In Barcelona nothing worthwhile is ever rushed; the best of it is savoured slowly, and in good company. If it is on your horizon, write to us: we will prepare your visit with all the attention a city like this deserves.

Further reading

  • UNESCO, Works of Antoni Gaudí, World Heritage (Casa Batlló, La Pedrera, Park Güell). whc.unesco.org
  • Barcelona City Council, Catalan cuisine. meet.barcelona
  • UNESCO, castells (human towers), Intangible Cultural Heritage. ich.unesco.org

Frequently asked

Late spring, May to June, and the early autumn, September to October, give Barcelona its finest light: the terraces have room to breathe and the sea stays welcoming into September. Summer is lively but crowded; winter, mild, has the charm of a city returned to itself.

Start with pa amb tomàquet, bread rubbed with tomato that comes with everything, then let the tapas lead. For the Catalan repertoire, look for escalivada, cold roasted vegetables, botifarra amb mongetes, sausage with white beans, the baked canelons, a rice or a fideuà that tastes of the sea, and crema catalana to finish. In winter, the season of calçots, charred young onions dipped in romesco sauce, is worth the trip on its own.

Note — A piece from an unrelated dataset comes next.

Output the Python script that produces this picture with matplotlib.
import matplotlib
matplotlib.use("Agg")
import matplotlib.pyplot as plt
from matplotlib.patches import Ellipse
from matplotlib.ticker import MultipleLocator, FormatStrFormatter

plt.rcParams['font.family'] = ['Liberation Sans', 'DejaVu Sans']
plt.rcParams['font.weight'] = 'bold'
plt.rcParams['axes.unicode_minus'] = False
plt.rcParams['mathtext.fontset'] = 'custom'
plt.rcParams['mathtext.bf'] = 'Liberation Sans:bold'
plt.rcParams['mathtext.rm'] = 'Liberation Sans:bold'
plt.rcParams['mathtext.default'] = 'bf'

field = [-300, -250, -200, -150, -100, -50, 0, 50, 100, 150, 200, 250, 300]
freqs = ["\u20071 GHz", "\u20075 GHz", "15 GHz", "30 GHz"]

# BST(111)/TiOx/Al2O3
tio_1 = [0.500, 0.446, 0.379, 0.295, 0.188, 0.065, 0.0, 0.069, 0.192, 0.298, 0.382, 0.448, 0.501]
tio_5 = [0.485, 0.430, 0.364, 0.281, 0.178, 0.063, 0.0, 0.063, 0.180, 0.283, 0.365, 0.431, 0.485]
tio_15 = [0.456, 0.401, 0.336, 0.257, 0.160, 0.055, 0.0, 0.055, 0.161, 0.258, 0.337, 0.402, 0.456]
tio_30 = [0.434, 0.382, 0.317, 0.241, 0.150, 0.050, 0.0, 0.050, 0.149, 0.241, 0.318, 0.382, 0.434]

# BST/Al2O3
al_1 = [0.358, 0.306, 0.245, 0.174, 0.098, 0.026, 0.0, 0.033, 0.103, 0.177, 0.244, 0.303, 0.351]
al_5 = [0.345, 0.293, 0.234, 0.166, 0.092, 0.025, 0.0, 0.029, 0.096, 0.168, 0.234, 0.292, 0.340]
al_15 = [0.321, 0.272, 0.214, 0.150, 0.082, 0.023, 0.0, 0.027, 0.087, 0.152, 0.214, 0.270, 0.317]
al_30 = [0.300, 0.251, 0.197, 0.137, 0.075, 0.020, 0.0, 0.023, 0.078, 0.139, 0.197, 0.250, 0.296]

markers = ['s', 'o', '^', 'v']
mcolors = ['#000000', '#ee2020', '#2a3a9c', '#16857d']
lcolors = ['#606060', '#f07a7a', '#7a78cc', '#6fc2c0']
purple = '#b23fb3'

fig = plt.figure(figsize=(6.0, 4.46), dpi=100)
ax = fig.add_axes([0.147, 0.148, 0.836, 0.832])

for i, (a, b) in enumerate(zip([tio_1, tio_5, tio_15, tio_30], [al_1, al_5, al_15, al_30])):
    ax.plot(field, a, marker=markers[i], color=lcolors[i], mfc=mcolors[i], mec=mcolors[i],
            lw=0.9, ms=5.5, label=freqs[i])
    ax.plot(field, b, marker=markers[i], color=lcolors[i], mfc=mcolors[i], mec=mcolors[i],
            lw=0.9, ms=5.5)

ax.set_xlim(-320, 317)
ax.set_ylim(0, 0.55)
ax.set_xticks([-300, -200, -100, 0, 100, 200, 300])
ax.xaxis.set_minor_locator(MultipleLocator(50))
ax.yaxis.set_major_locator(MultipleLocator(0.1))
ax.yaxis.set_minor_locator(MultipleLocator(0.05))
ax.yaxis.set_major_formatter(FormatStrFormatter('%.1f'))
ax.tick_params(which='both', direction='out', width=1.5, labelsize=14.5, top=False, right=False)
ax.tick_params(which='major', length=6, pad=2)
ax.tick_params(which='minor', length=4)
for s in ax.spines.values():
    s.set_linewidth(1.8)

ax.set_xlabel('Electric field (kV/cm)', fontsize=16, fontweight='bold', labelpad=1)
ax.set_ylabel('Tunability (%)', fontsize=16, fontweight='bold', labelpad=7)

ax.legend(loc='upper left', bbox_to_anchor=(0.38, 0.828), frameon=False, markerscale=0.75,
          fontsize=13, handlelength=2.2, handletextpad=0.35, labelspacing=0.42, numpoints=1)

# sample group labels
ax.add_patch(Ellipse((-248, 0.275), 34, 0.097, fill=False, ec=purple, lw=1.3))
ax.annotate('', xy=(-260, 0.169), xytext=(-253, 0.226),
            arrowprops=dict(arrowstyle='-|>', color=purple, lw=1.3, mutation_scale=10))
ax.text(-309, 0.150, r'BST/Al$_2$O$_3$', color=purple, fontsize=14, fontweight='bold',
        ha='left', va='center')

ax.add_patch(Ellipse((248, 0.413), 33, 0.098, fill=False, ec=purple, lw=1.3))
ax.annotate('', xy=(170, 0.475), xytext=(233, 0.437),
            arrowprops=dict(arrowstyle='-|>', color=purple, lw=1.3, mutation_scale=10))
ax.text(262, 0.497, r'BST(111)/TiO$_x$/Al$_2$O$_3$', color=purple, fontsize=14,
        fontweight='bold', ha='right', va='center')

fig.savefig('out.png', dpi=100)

Barcelona takes pride in a culture of its own. At aperitif time, the hora del vermut gathers friends and family over a vermouth; after the meal, the sobremesa keeps everyone at the table long past the coffee. In the warmer months the castells, those dizzying human towers listed by UNESCO, rise on the city's squares; and on 23 April, for Sant Jordi, the streets fill with roses and books exchanged as gifts, perhaps the most romantic of all Catalan traditions.

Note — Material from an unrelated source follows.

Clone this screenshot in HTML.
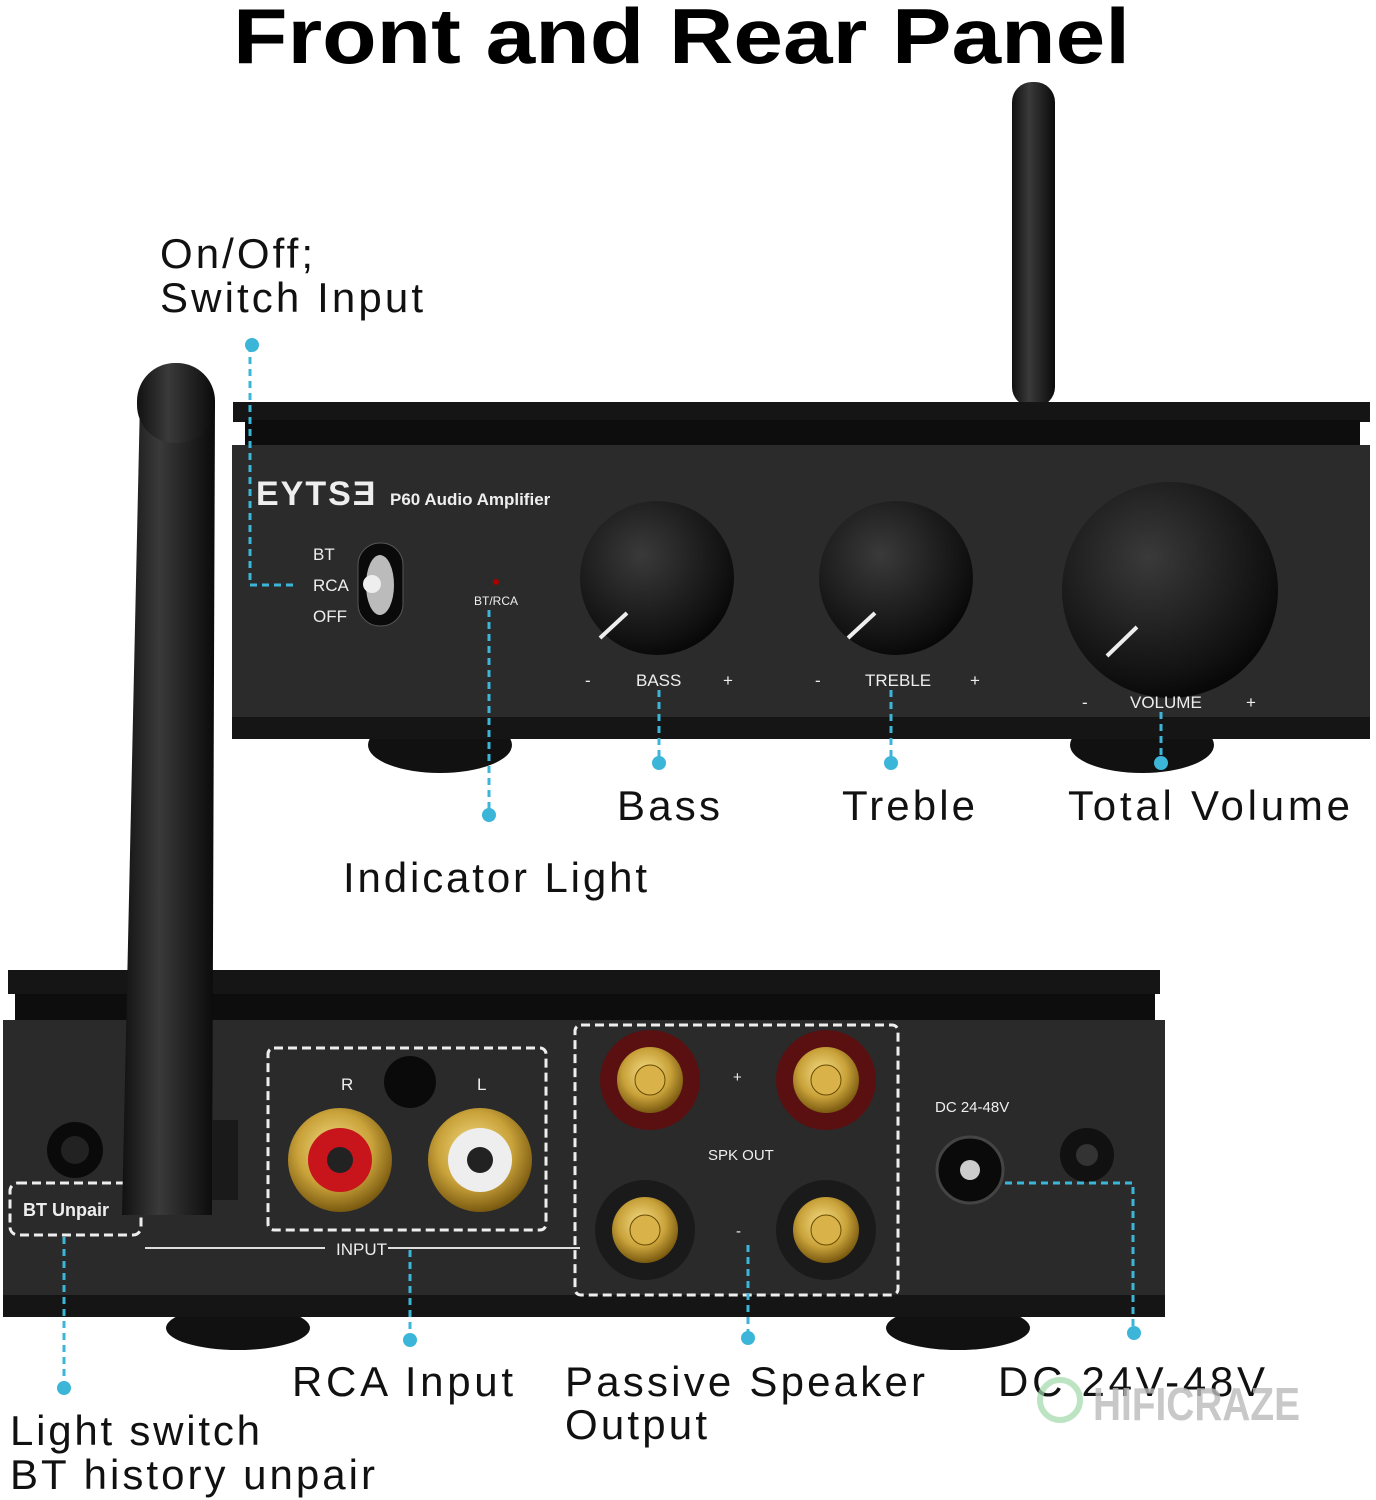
<!DOCTYPE html>
<html><head><meta charset="utf-8"><style>
html,body{margin:0;padding:0;background:#fff;width:1376px;height:1500px;overflow:hidden}
svg{display:block}
</style></head><body>
<svg width="1376" height="1500" viewBox="0 0 1376 1500" xmlns="http://www.w3.org/2000/svg" font-family="Liberation Sans, sans-serif">
<defs>
<radialGradient id="knob" cx="40%" cy="35%" r="70%"><stop offset="0" stop-color="#3a3a3a"/><stop offset="0.8" stop-color="#111"/><stop offset="1" stop-color="#050505"/></radialGradient>
<radialGradient id="gold" cx="45%" cy="40%" r="60%"><stop offset="0" stop-color="#f5e08a"/><stop offset="0.6" stop-color="#c9a23a"/><stop offset="1" stop-color="#7a5a10"/></radialGradient>
<linearGradient id="ant" x1="0" x2="1"><stop offset="0" stop-color="#111"/><stop offset="0.4" stop-color="#3a3a3a"/><stop offset="1" stop-color="#0a0a0a"/></linearGradient>
</defs>
<text x="233" y="63" textLength="897" lengthAdjust="spacingAndGlyphs" font-size="78" font-weight="bold" fill="#000">Front and Rear Panel</text>

<rect x="1012" y="82" width="43" height="325" rx="20" fill="url(#ant)"/>
<ellipse cx="440" cy="745" rx="72" ry="28" fill="#111"/>
<ellipse cx="1142" cy="745" rx="72" ry="28" fill="#111"/>
<rect x="233" y="402" width="1137" height="20" fill="#151515"/>
<rect x="245" y="420" width="1115" height="25" fill="#0d0d0d"/>
<rect x="232" y="445" width="1138" height="272" fill="#2b2b2b"/>
<rect x="232" y="717" width="1138" height="22" fill="#151515"/>
<text x="256" y="505" font-size="34" font-weight="bold" fill="#eee" letter-spacing="2">EYTSƎ</text>
<text x="390" y="505" font-size="17" font-weight="bold" fill="#eee">P60 Audio Amplifier</text>
<text x="313" y="560" font-size="17" fill="#eee">BT</text>
<text x="313" y="591" font-size="17" fill="#eee">RCA</text>
<text x="313" y="622" font-size="17" fill="#eee">OFF</text>
<rect x="358" y="543" width="45" height="83" rx="22" fill="#0a0a0a" stroke="#555"/>
<ellipse cx="380" cy="585" rx="14" ry="30" fill="#bbb"/>
<circle cx="372" cy="584" r="9" fill="#eee"/>
<circle cx="496" cy="582" r="3" fill="#a00"/>
<text x="496" y="605" font-size="12" text-anchor="middle" fill="#eee">BT/RCA</text>
<circle cx="657" cy="578" r="77" fill="url(#knob)"/>
<line x1="600" y1="638" x2="627" y2="613" stroke="#eee" stroke-width="4"/>
<circle cx="896" cy="578" r="77" fill="url(#knob)"/>
<line x1="848" y1="638" x2="875" y2="613" stroke="#eee" stroke-width="4"/>
<circle cx="1170" cy="590" r="108" fill="url(#knob)"/>
<line x1="1107" y1="656" x2="1137" y2="627" stroke="#eee" stroke-width="4"/>
<g font-size="17" fill="#eee">
<text x="585" y="686">-</text><text x="636" y="686">BASS</text><text x="723" y="686">+</text>
<text x="815" y="686">-</text><text x="865" y="686">TREBLE</text><text x="970" y="686">+</text>
<text x="1082" y="708">-</text><text x="1130" y="708">VOLUME</text><text x="1246" y="708">+</text>
</g>

<ellipse cx="238" cy="1328" rx="72" ry="22" fill="#111"/>
<ellipse cx="958" cy="1328" rx="72" ry="22" fill="#111"/>
<rect x="8" y="970" width="1152" height="24" fill="#151515"/>
<rect x="15" y="994" width="1140" height="26" fill="#0d0d0d"/>
<rect x="3" y="1020" width="1162" height="275" fill="#2a2a2a"/>
<rect x="3" y="1295" width="1162" height="22" fill="#151515"/>
<circle cx="75" cy="1150" r="28" fill="#0a0a0a"/>
<circle cx="75" cy="1150" r="14" fill="#222"/>
<rect x="10" y="1183" width="131" height="52" rx="8" fill="none" stroke="#eee" stroke-width="3" stroke-dasharray="9 5"/>
<text x="23" y="1216" font-size="18" font-weight="bold" fill="#eee">BT Unpair</text>
<rect x="268" y="1048" width="278" height="182" rx="6" fill="none" stroke="#eee" stroke-width="3" stroke-dasharray="9 5"/>
<text x="341" y="1090" font-size="17" fill="#eee">R</text><text x="477" y="1090" font-size="17" fill="#eee">L</text>
<circle cx="410" cy="1082" r="26" fill="#0a0a0a"/>
<circle cx="340" cy="1160" r="52" fill="url(#gold)"/><circle cx="340" cy="1160" r="32" fill="#c8151b"/><circle cx="340" cy="1160" r="13" fill="#222"/>
<circle cx="480" cy="1160" r="52" fill="url(#gold)"/><circle cx="480" cy="1160" r="32" fill="#eee"/><circle cx="480" cy="1160" r="13" fill="#222"/>
<line x1="145" y1="1248" x2="325" y2="1248" stroke="#ddd" stroke-width="2"/>
<line x1="388" y1="1248" x2="580" y2="1248" stroke="#ddd" stroke-width="2"/>
<text x="336" y="1255" font-size="17" fill="#eee">INPUT</text>
<rect x="575" y="1025" width="323" height="270" rx="6" fill="none" stroke="#eee" stroke-width="3" stroke-dasharray="9 5"/>
<g>
<circle cx="650" cy="1080" r="50" fill="#5a1010"/><circle cx="650" cy="1080" r="33" fill="url(#gold)"/><circle cx="650" cy="1080" r="15" fill="#d9b24a" stroke="#6a4a00"/>
<circle cx="826" cy="1080" r="50" fill="#5a1010"/><circle cx="826" cy="1080" r="33" fill="url(#gold)"/><circle cx="826" cy="1080" r="15" fill="#d9b24a" stroke="#6a4a00"/>
<circle cx="645" cy="1230" r="50" fill="#1a1a1a"/><circle cx="645" cy="1230" r="33" fill="url(#gold)"/><circle cx="645" cy="1230" r="15" fill="#d9b24a" stroke="#6a4a00"/>
<circle cx="826" cy="1230" r="50" fill="#1a1a1a"/><circle cx="826" cy="1230" r="33" fill="url(#gold)"/><circle cx="826" cy="1230" r="15" fill="#d9b24a" stroke="#6a4a00"/>
</g>
<text x="733" y="1082" font-size="15" fill="#eee">+</text>
<text x="708" y="1160" font-size="15" fill="#eee">SPK OUT</text>
<text x="736" y="1236" font-size="15" fill="#eee">-</text>
<text x="935" y="1112" font-size="15" fill="#eee">DC 24-48V</text>
<circle cx="970" cy="1170" r="33" fill="#0a0a0a" stroke="#444" stroke-width="3"/><circle cx="970" cy="1170" r="10" fill="#ccc"/>
<circle cx="1087" cy="1155" r="27" fill="#111"/><circle cx="1087" cy="1155" r="11" fill="#333"/>

<polygon points="140,400 215,400 212,1215 122,1215" fill="url(#ant)"/>
<rect x="137" y="363" width="78" height="80" rx="38" fill="url(#ant)"/>
<rect x="212" y="1120" width="26" height="80" fill="#1a1a1a"/>

<g stroke="#3cb6d8" stroke-width="3" stroke-dasharray="7 5" fill="none">
<polyline points="250,345 250,585 295,585"/>
<line x1="489" y1="610" x2="489" y2="815"/>
<line x1="659" y1="690" x2="659" y2="762"/>
<line x1="891" y1="690" x2="891" y2="762"/>
<line x1="1161" y1="712" x2="1161" y2="762"/>
<line x1="64" y1="1237" x2="64" y2="1388"/>
<line x1="410" y1="1250" x2="410" y2="1340"/>
<line x1="748" y1="1245" x2="748" y2="1338"/>
<polyline points="1005,1183 1133,1183 1133,1333"/>
</g>
<g fill="#3cb6d8">
<circle cx="252" cy="345" r="7"/><circle cx="489" cy="815" r="7"/><circle cx="659" cy="763" r="7"/>
<circle cx="891" cy="763" r="7"/><circle cx="1161" cy="763" r="7"/><circle cx="64" cy="1388" r="7"/>
<circle cx="410" cy="1340" r="7"/><circle cx="748" cy="1338" r="7"/><circle cx="1134" cy="1333" r="7"/>
</g>

<g font-size="42" fill="#111" lengthAdjust="spacing">
<text x="160" y="268" textLength="153">On/Off;</text>
<text x="160" y="312" textLength="263">Switch Input</text>
<text x="617" y="820" textLength="103">Bass</text>
<text x="842" y="820" textLength="133">Treble</text>
<text x="1068" y="820" textLength="282">Total Volume</text>
<text x="343" y="892" textLength="304">Indicator Light</text>
<text x="292" y="1396" textLength="221">RCA Input</text>
<text x="565" y="1396" textLength="360">Passive Speaker</text>
<text x="565" y="1439" textLength="142">Output</text>
<text x="998" y="1396" textLength="267">DC 24V-48V</text>
<text x="10" y="1445" textLength="250">Light switch</text>
<text x="10" y="1489" textLength="365">BT history unpair</text>
</g>
<circle cx="1060" cy="1400" r="20" fill="none" stroke="#9fd8a8" stroke-width="6" opacity="0.7"/>
<text x="1093" y="1420" font-size="46" font-weight="bold" fill="#bbb" opacity="0.8" textLength="207" lengthAdjust="spacingAndGlyphs">HIFICRAZE</text>
</svg>
</body></html>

Yes, and the wisest course is to join them: tables rarely fill before half past nine, and the dining rooms are still lively at eleven. Let the aperitif run long, book later than you normally would, and you will dine with the city rather than ahead of it.

English will carry you everywhere, at the hotel, over dinner and in the museums. Catalan is the language of the heart here, Spanish the language of every day: a few words of either, a well-timed bon dia, will earn you smiles and never a reproach.